*Exercise description*:
Provide an exact copy of the data, excluding the images.

*Data provided*:
▬▬▬

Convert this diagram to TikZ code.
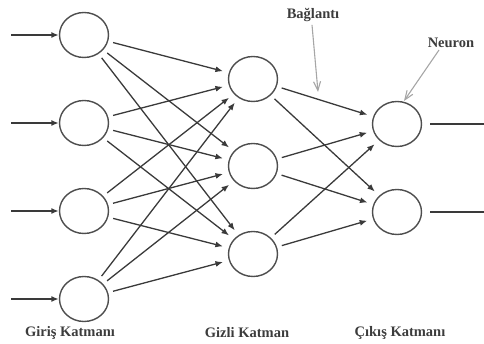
\documentclass[tikz,border=0pt]{standalone}
\usepackage{fontspec}
\setmainfont{Liberation Serif}
\usetikzlibrary{arrows.meta,shapes.geometric}
\definecolor{ln}{HTML}{3A3A3A}
\definecolor{txt}{HTML}{3C3C3C}
\begin{document}
\begin{tikzpicture}[x=1pt,y=-1pt,
  neuron/.style={ellipse,draw=ln!90,line width=1.4pt,minimum width=49pt,minimum height=45pt,inner sep=0pt},
  conn/.style={draw=ln,line width=1.3pt,-{Latex[length=7.5pt,width=6pt]},shorten <=5pt,shorten >=6pt},
  inarr/.style={draw=ln,line width=1.6pt,-{Latex[length=7.5pt,width=6pt]}},
  outl/.style={draw=ln,line width=1.6pt},
  callout/.style={draw=gray!70,line width=1.1pt,-{Straight Barb[length=9pt,width=7pt]}},
  lbl/.style={text=txt,font=\fontsize{14.5pt}{16pt}\selectfont\bfseries,inner sep=0pt}]
\useasboundingbox (0,0) rectangle (484,344);
% input layer
\foreach \i/\y in {1/35,2/123,3/211,4/299}{
  \node[neuron] (i\i) at (84,\y) {};
  \coordinate (s\i) at (11,\y);
  \draw[inarr] (s\i) -- (i\i.west);
}
% hidden layer
\foreach \j/\y in {1/79,2/166,3/254}{
  \node[neuron] (h\j) at (253,\y) {};
}
% output layer
\foreach \k/\y in {1/124,2/212}{
  \node[neuron] (o\k) at (397,\y) {};
  \coordinate (e\k) at (484,\y);
  \draw[outl] ([xshift=8pt]o\k.east) -- (e\k);
}
\foreach \i in {1,2,3,4}{
  \foreach \j in {1,2,3}{
    \draw[conn] (i\i) -- (h\j);
  }
}
\foreach \j in {1,2,3}{
  \foreach \k in {1,2}{
    \draw[conn] (h\j) -- (o\k);
  }
}
% callouts
\node[lbl] (bag) at (313,15) {Bağlantı};
\node[lbl] (neu) at (451,43) {Neuron};
\coordinate (bagt) at (318,92);
\coordinate (neut) at (404,101);
\draw[callout] ([xshift=-1pt,yshift=-3pt]bag.south) -- (bagt);
\draw[callout] ([xshift=-12pt,yshift=-2pt]neu.south) -- (neut);
% layer labels
\node[lbl] (l1) at (70,333) {Giriş Katmanı};
\node[lbl] (l2) at (247,333) {Gizli Katman};
\node[lbl] (l3) at (400,333) {Çıkış Katmanı};
\end{tikzpicture}
\end{document}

▬▬▬

*Solved problem*:
Convert this diagram to TikZ code.
\documentclass[tikz,border=0pt]{standalone}
\usepackage{fontspec}
\setmainfont{Liberation Serif}
\usetikzlibrary{arrows.meta,shapes.geometric}
\definecolor{ln}{HTML}{3A3A3A}
\definecolor{txt}{HTML}{3C3C3C}
\begin{document}
\begin{tikzpicture}[x=1pt,y=-1pt,
  neuron/.style={ellipse,draw=ln!90,line width=1.4pt,minimum width=49pt,minimum height=45pt,inner sep=0pt},
  conn/.style={draw=ln,line width=1.3pt,-{Latex[length=7.5pt,width=6pt]},shorten <=5pt,shorten >=6pt},
  inarr/.style={draw=ln,line width=1.6pt,-{Latex[length=7.5pt,width=6pt]}},
  outl/.style={draw=ln,line width=1.6pt},
  callout/.style={draw=gray!70,line width=1.1pt,-{Straight Barb[length=9pt,width=7pt]}},
  lbl/.style={text=txt,font=\fontsize{14.5pt}{16pt}\selectfont\bfseries,inner sep=0pt}]
\useasboundingbox (0,0) rectangle (484,344);
% input layer
\foreach \i/\y in {1/35,2/123,3/211,4/299}{
  \node[neuron] (i\i) at (84,\y) {};
  \coordinate (s\i) at (11,\y);
  \draw[inarr] (s\i) -- (i\i.west);
}
% hidden layer
\foreach \j/\y in {1/79,2/166,3/254}{
  \node[neuron] (h\j) at (253,\y) {};
}
% output layer
\foreach \k/\y in {1/124,2/212}{
  \node[neuron] (o\k) at (397,\y) {};
  \coordinate (e\k) at (484,\y);
  \draw[outl] ([xshift=8pt]o\k.east) -- (e\k);
}
\foreach \i in {1,2,3,4}{
  \foreach \j in {1,2,3}{
    \draw[conn] (i\i) -- (h\j);
  }
}
\foreach \j in {1,2,3}{
  \foreach \k in {1,2}{
    \draw[conn] (h\j) -- (o\k);
  }
}
% callouts
\node[lbl] (bag) at (313,15) {Bağlantı};
\node[lbl] (neu) at (451,43) {Neuron};
\coordinate (bagt) at (318,92);
\coordinate (neut) at (404,101);
\draw[callout] ([xshift=-1pt,yshift=-3pt]bag.south) -- (bagt);
\draw[callout] ([xshift=-12pt,yshift=-2pt]neu.south) -- (neut);
% layer labels
\node[lbl] (l1) at (70,333) {Giriş Katmanı};
\node[lbl] (l2) at (247,333) {Gizli Katman};
\node[lbl] (l3) at (400,333) {Çıkış Katmanı};
\end{tikzpicture}
\end{document}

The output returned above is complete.